We have generative large language models, which pretend to be prompt-based chatbots trained to behave ethically and help us with our questions. But they are really next token prediction models, part of a bigger system that is a superposition of simulations (write a Shakespearean sonnet, answer this physics question, etc) constrained by the prompt. Studying simulation theory allows one to realize that the simulation that is ethical can easily simulate its antipode by flipping a couple of bits (won't tell you how to take over the world -> will tell you how to take over the world). This is known as the Waluigi effect, which gives you a theoretical path to jailbreak the models, no matter how much they try to patch them, allowing you to control them however you like.

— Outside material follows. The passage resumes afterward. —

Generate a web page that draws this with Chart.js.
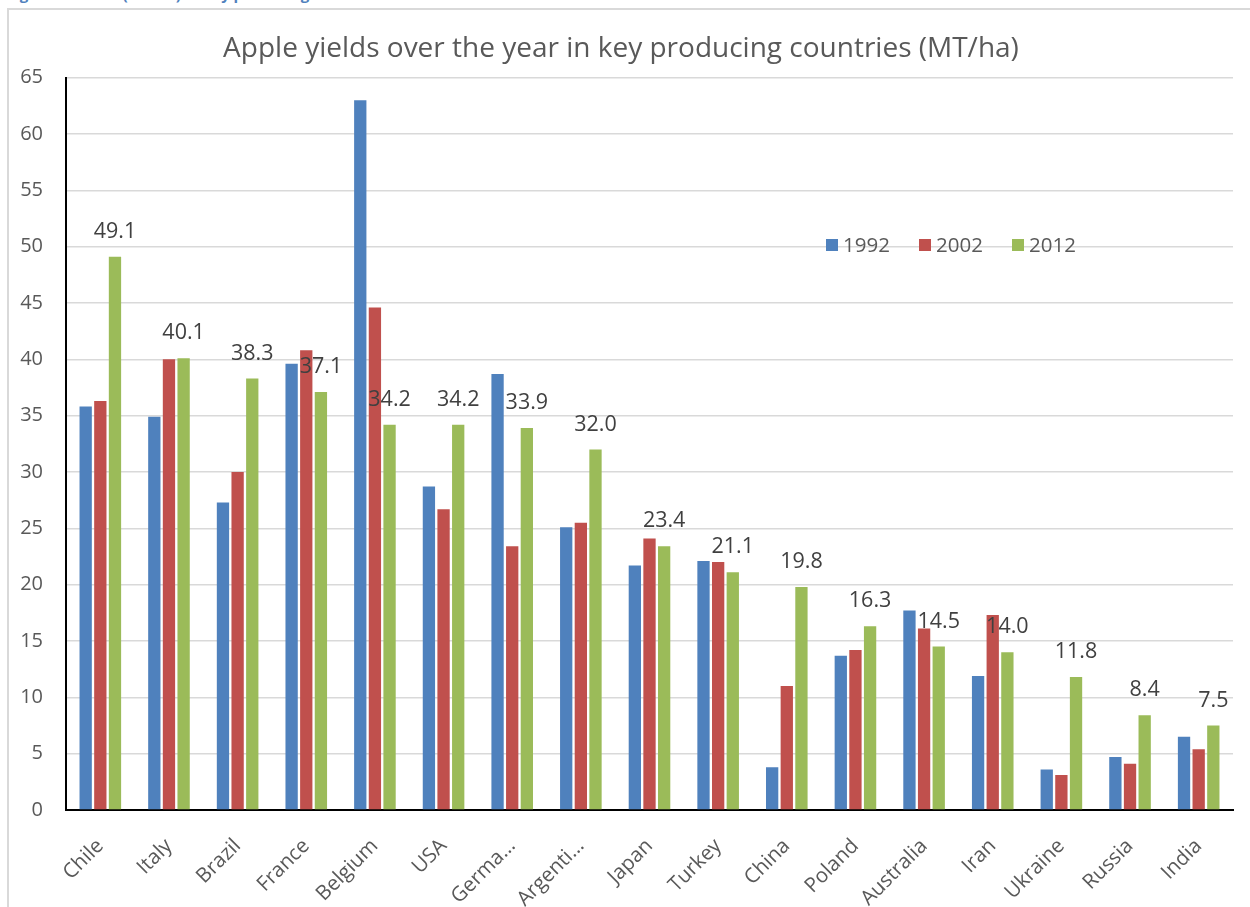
<!DOCTYPE html>
<html>
<head>
<meta charset="utf-8">
<script src="https://cdn.jsdelivr.net/npm/chart.js@4"></script>
<style>
  body { margin: 0; background: #fff; overflow: hidden; }
  #caption {
    position: absolute; left: 7px; top: -13px;
    font: bold 15px "Open Sans", sans-serif; color: #4f81bd;
    line-height: 15px; white-space: nowrap;
  }
  #frame {
    position: absolute; left: 7px; top: 8px; width: 1243px; height: 899px;
    border-left: 2px solid #d9d9d9; border-top: 2px solid #d9d9d9;
  }
  #wrap { position: absolute; left: 0; top: 0; width: 1241px; height: 897px; }
</style>
</head>
<body>
<div id="caption">Figure 6: Yields (MT/ha) in key producing countries</div>
<div id="frame"><div id="wrap"><canvas id="yieldChart"></canvas></div></div>
<script>
var countries = ['Chile', 'Italy', 'Brazil', 'France', 'Belgium', 'USA', 'Germa…', 'Argenti…', 'Japan',
    'Turkey', 'China', 'Poland', 'Australia', 'Iran', 'Ukraine', 'Russia', 'India'];
var years = ['1992', '2002', '2012'];
var yield1992 = [35.8, 34.9, 27.3, 39.6, 63.0, 28.7, 38.7, 25.1, 21.7, 22.1, 3.8, 13.7, 17.7, 11.9, 3.6, 4.7, 6.5];
var yield2002 = [36.3, 40.0, 30.0, 40.8, 44.6, 26.7, 23.4, 25.5, 24.1, 22.0, 11.0, 14.2, 16.1, 17.3, 3.1, 4.1, 5.4];
var yield2012 = [49.1, 40.1, 38.3, 37.1, 34.2, 34.2, 33.9, 32.0, 23.4, 21.1, 19.8, 16.3, 14.5, 14.0, 11.8, 8.4, 7.5];
var colors = ['#4f81bd', '#c0504d', '#9bbb59'];

var textColor = '#595959';
var fontFamily = '"Open Sans", sans-serif';

// value labels above the 2012 bars
var valueLabels = {
    id: 'valueLabels',
    afterDatasetsDraw: function (chart) {
        var ctx = chart.ctx;
        var meta = chart.getDatasetMeta(2);
        var data = chart.data.datasets[2].data;
        ctx.save();
        ctx.font = '21.5px ' + fontFamily;
        ctx.fillStyle = '#404040';
        ctx.textAlign = 'center';
        ctx.textBaseline = 'middle';
        meta.data.forEach(function (bar, i) {
            ctx.fillText(data[i].toFixed(1), bar.x, bar.y - 25);
        });
        ctx.restore();
    }
};

// legend drawn inside the plot area
var innerLegend = {
    id: 'innerLegend',
    afterDraw: function (chart) {
        var ctx = chart.ctx;
        var x = chart.chartArea.left + 760;
        var y = 235;
        ctx.save();
        ctx.font = '20.5px ' + fontFamily;
        ctx.textBaseline = 'middle';
        chart.data.datasets.forEach(function (ds) {
            ctx.fillStyle = ds.backgroundColor;
            ctx.fillRect(x, y - 6, 12, 12);
            ctx.fillStyle = textColor;
            ctx.fillText(ds.label, x + 17, y + 1);
            x += 93;
        });
        ctx.restore();
    }
};

new Chart('yieldChart', {
    type: 'bar',
    data: {
        labels: countries,
        datasets: [
            { label: years[0], data: yield1992, backgroundColor: colors[0] },
            { label: years[1], data: yield2002, backgroundColor: colors[1] },
            { label: years[2], data: yield2012, backgroundColor: colors[2] }
        ]
    },
    options: {
        responsive: true,
        maintainAspectRatio: false,
        animation: false,
        datasets: {
            bar: { categoryPercentage: 0.64, barPercentage: 0.84 }
        },
        layout: { padding: { right: 17, top: 0, bottom: 0, left: 0 } },
        scales: {
            x: {
                grid: { display: false, drawTicks: false },
                border: { color: '#000', width: 2 },
                ticks: {
                    color: textColor, font: { family: fontFamily, size: 20.5 },
                    minRotation: 45, maxRotation: 45, autoSkip: false, padding: 24
                },
                afterFit: function (scale) { scale.height = 97; }
            },
            y: {
                min: 0, max: 65,
                grid: { color: '#d9d9d9', lineWidth: 1.5, drawTicks: false },
                border: { color: '#000', width: 2 },
                ticks: {
                    stepSize: 5, color: textColor,
                    font: { family: fontFamily, size: 20 }, padding: 23
                },
                afterFit: function (scale) { scale.width = 57; }
            }
        },
        plugins: {
            legend: { display: false },
            tooltip: { enabled: false },
            title: {
                display: true,
                text: 'Apple yields over the year in key producing countries (MT/ha)',
                color: textColor,
                font: { family: fontFamily, size: 28, weight: 'normal' },
                padding: { top: 22, bottom: 12 }
            }
        }
    },
    plugins: [valueLabels, innerLegend]
});
</script>
</body>
</html>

How to cultivate the hacker mindset

I have written about how every time I think I understand something, I find out that it's more complicated than that. The first thing I'll say is that now I welcome these instances, where my model of something is broken by some outlier that doesn't quite fit. These are the things that get me to shift from thinking about system W to the hidden system Z. But the other key point is a lot of the "hacks" I have found have been not from thinking, but from doing.

When I transitioned from academia into self employment, I was able to see both academia and employment from the outside, and start to see what they were pretending to be, and what they really were. From there, I was able to get a more clear picture of what value and value transactions really were. Moving to Europe has allowed me to see the United States from the outside, and compare it to a completely different system, culture, language, and way of doing things out here.

Learning how to code, and doing that for a living, has given me a rich new language to see and express abstractions that are otherwise hard to put into words. This, and the fact that I have to exercise "seeing through and unseeing" every day in order to analyze novel datasets in novel ways, keeps me in practice in terms of finding hidden systems underneath surface level abstractions.

Finally, I think that the hacker mindset is not about being smart or some sort of technical whiz kid. That's a Hollywood bias, much like the martial arts film bias I opened with. I think it's about finding all the places where you're "different" and leaning into it rather than trying to fall in line. Where I'm "different" (American PhD ex-academic living in Europe running a European company with American clients, etc) I can see the "not different" counterparts more clearly for what they really are. And so can you.